*PROMPT:*
Give all the lines below again, exactly, with no pictures.

*DATA BLOCK:*
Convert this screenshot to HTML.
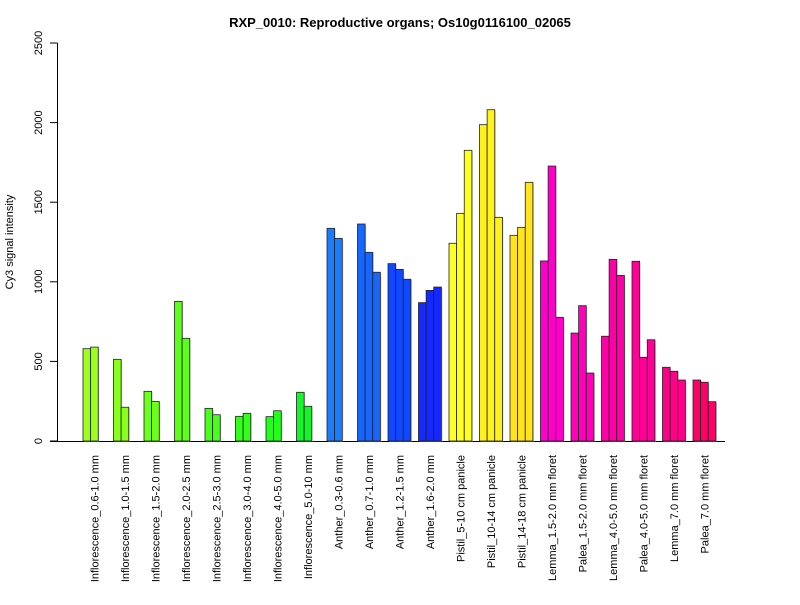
<!DOCTYPE html>
<html><head><meta charset="utf-8"><style>
body{margin:0;background:#fff}
svg text{font-family:"Liberation Sans",Arial,sans-serif}
</style></head><body>
<svg id="chart" width="800" height="600" xmlns="http://www.w3.org/2000/svg">
<text x="400" y="27" text-anchor="middle" font-size="13" font-weight="bold">RXP_0010: Reproductive organs; Os10g0116100_02065</text>
<text transform="translate(13,242) rotate(-90)" text-anchor="middle" font-size="11">Cy3 signal intensity</text>
<g id="plot"></g>
</svg>
<script>
const categories=["Inflorescence_0.6-1.0 mm","Inflorescence_1.0-1.5 mm","Inflorescence_1.5-2.0 mm","Inflorescence_2.0-2.5 mm","Inflorescence_2.5-3.0 mm","Inflorescence_3.0-4.0 mm","Inflorescence_4.0-5.0 mm","Inflorescence_5.0-10 mm","Anther_0.3-0.6 mm","Anther_0.7-1.0 mm","Anther_1.2-1.5 mm","Anther_1.6-2.0 mm","Pistil_5-10 cm panicle","Pistil_10-14 cm panicle","Pistil_14-18 cm panicle","Lemma_1.5-2.0 mm floret","Palea_1.5-2.0 mm floret","Lemma_4.0-5.0 mm floret","Palea_4.0-5.0 mm floret","Lemma_7.0 mm floret","Palea_7.0 mm floret"];
const rep1=[580,513,312,877,205,155,153,306,1336,1363,1114,869,1242,1987,1292,1131,678,658,1129,463,383];
const rep2=[590,212,249,645,165,174,190,218,1273,1185,1078,946,1430,2081,1342,1727,850,1141,526,438,369];
const rep3=[null,null,null,null,null,null,null,null,null,1060,1016,967,1826,1405,1625,777,427,1040,636,383,247];
const yTicks=[0,500,1000,1500,2000,2500];
const colors=["#9cff1c","#88ff1c","#70ff1c","#5cff1c","#48ff1c","#34ff1c","#22ff1c","#14f52a","#1a7cff","#1666ff","#1048ff","#1428ff","#ffff22","#fff21c","#ffe41e","#ff00cc","#ff00bb","#ff00a8","#ff0098","#ff0088","#ff0066"];
const NS="http://www.w3.org/2000/svg";
const g=document.getElementById('plot');
const y0=441,yTop=43,vmax=2500;
const yScale=v=>y0-(v/vmax)*(y0-yTop);
const pitch=30.5,x0=83,bw=pitch/4;
const xScale=i=>x0+i*pitch;
function mk(t,a){const e=document.createElementNS(NS,t);for(const k in a)e.setAttribute(k,a[k]);g.appendChild(e);return e;}
let ax=mk('line',{x1:57.5,x2:57.5,y1:yScale(0),y2:yScale(2500),stroke:'#000'});


yTicks.forEach(t=>{
 const y=yScale(t);
 let l=mk('line',{x1:50,x2:57.5,y1:y,y2:y,stroke:'#000'});
 
 
 let tx=mk('text',{transform:`translate(42,${y}) rotate(-90)`,'text-anchor':'middle','font-size':11});
 tx.textContent=t;
 
 
});
let xa=mk('line',{x1:50,x2:725,y1:441.5,y2:441.5,stroke:'#000'});


categories.forEach((c,i)=>{
 [rep1[i],rep2[i],rep3[i]].forEach((v,j)=>{
  if(v==null)return;
  const x=xScale(i)+j*bw,y=yScale(v);
  let s=mk('rect',{x:x+1,y:y+1,width:bw,height:y0-y,fill:'#999','fill-opacity':0.5});
  
  
  let r=mk('rect',{x:x,y:y,width:bw,height:y0-y,fill:colors[i],stroke:'#222','stroke-width':0.8});
  
  
 });
 const cx=xScale(i)+1.5*bw+4;
 let t=mk('text',{transform:`translate(${cx},455) rotate(-90)`,'text-anchor':'end','font-size':11});
 t.textContent=c;
 
 
});
</script>
</body></html>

*ANSWER TO THE PROBLEM:*
Convert this screenshot to HTML.
<!DOCTYPE html>
<html><head><meta charset="utf-8"><style>
body{margin:0;background:#fff}
svg text{font-family:"Liberation Sans",Arial,sans-serif}
</style></head><body>
<svg id="chart" width="800" height="600" xmlns="http://www.w3.org/2000/svg">
<text x="400" y="27" text-anchor="middle" font-size="13" font-weight="bold">RXP_0010: Reproductive organs; Os10g0116100_02065</text>
<text transform="translate(13,242) rotate(-90)" text-anchor="middle" font-size="11">Cy3 signal intensity</text>
<g id="plot"></g>
</svg>
<script>
const categories=["Inflorescence_0.6-1.0 mm","Inflorescence_1.0-1.5 mm","Inflorescence_1.5-2.0 mm","Inflorescence_2.0-2.5 mm","Inflorescence_2.5-3.0 mm","Inflorescence_3.0-4.0 mm","Inflorescence_4.0-5.0 mm","Inflorescence_5.0-10 mm","Anther_0.3-0.6 mm","Anther_0.7-1.0 mm","Anther_1.2-1.5 mm","Anther_1.6-2.0 mm","Pistil_5-10 cm panicle","Pistil_10-14 cm panicle","Pistil_14-18 cm panicle","Lemma_1.5-2.0 mm floret","Palea_1.5-2.0 mm floret","Lemma_4.0-5.0 mm floret","Palea_4.0-5.0 mm floret","Lemma_7.0 mm floret","Palea_7.0 mm floret"];
const rep1=[580,513,312,877,205,155,153,306,1336,1363,1114,869,1242,1987,1292,1131,678,658,1129,463,383];
const rep2=[590,212,249,645,165,174,190,218,1273,1185,1078,946,1430,2081,1342,1727,850,1141,526,438,369];
const rep3=[null,null,null,null,null,null,null,null,null,1060,1016,967,1826,1405,1625,777,427,1040,636,383,247];
const yTicks=[0,500,1000,1500,2000,2500];
const colors=["#9cff1c","#88ff1c","#70ff1c","#5cff1c","#48ff1c","#34ff1c","#22ff1c","#14f52a","#1a7cff","#1666ff","#1048ff","#1428ff","#ffff22","#fff21c","#ffe41e","#ff00cc","#ff00bb","#ff00a8","#ff0098","#ff0088","#ff0066"];
const NS="http://www.w3.org/2000/svg";
const g=document.getElementById('plot');
const y0=441,yTop=43,vmax=2500;
const yScale=v=>y0-(v/vmax)*(y0-yTop);
const pitch=30.5,x0=83,bw=pitch/4;
const xScale=i=>x0+i*pitch;
function mk(t,a){const e=document.createElementNS(NS,t);for(const k in a)e.setAttribute(k,a[k]);g.appendChild(e);return e;}
let ax=mk('line',{x1:57.5,x2:57.5,y1:yScale(0),y2:yScale(2500),stroke:'#000'});


yTicks.forEach(t=>{
 const y=yScale(t);
 let l=mk('line',{x1:50,x2:57.5,y1:y,y2:y,stroke:'#000'});
 
 
 let tx=mk('text',{transform:`translate(42,${y}) rotate(-90)`,'text-anchor':'middle','font-size':11});
 tx.textContent=t;
 
 
});
let xa=mk('line',{x1:50,x2:725,y1:441.5,y2:441.5,stroke:'#000'});


categories.forEach((c,i)=>{
 [rep1[i],rep2[i],rep3[i]].forEach((v,j)=>{
  if(v==null)return;
  const x=xScale(i)+j*bw,y=yScale(v);
  let s=mk('rect',{x:x+1,y:y+1,width:bw,height:y0-y,fill:'#999','fill-opacity':0.5});
  
  
  let r=mk('rect',{x:x,y:y,width:bw,height:y0-y,fill:colors[i],stroke:'#222','stroke-width':0.8});
  
  
 });
 const cx=xScale(i)+1.5*bw+4;
 let t=mk('text',{transform:`translate(${cx},455) rotate(-90)`,'text-anchor':'end','font-size':11});
 t.textContent=c;
 
 
});
</script>
</body></html>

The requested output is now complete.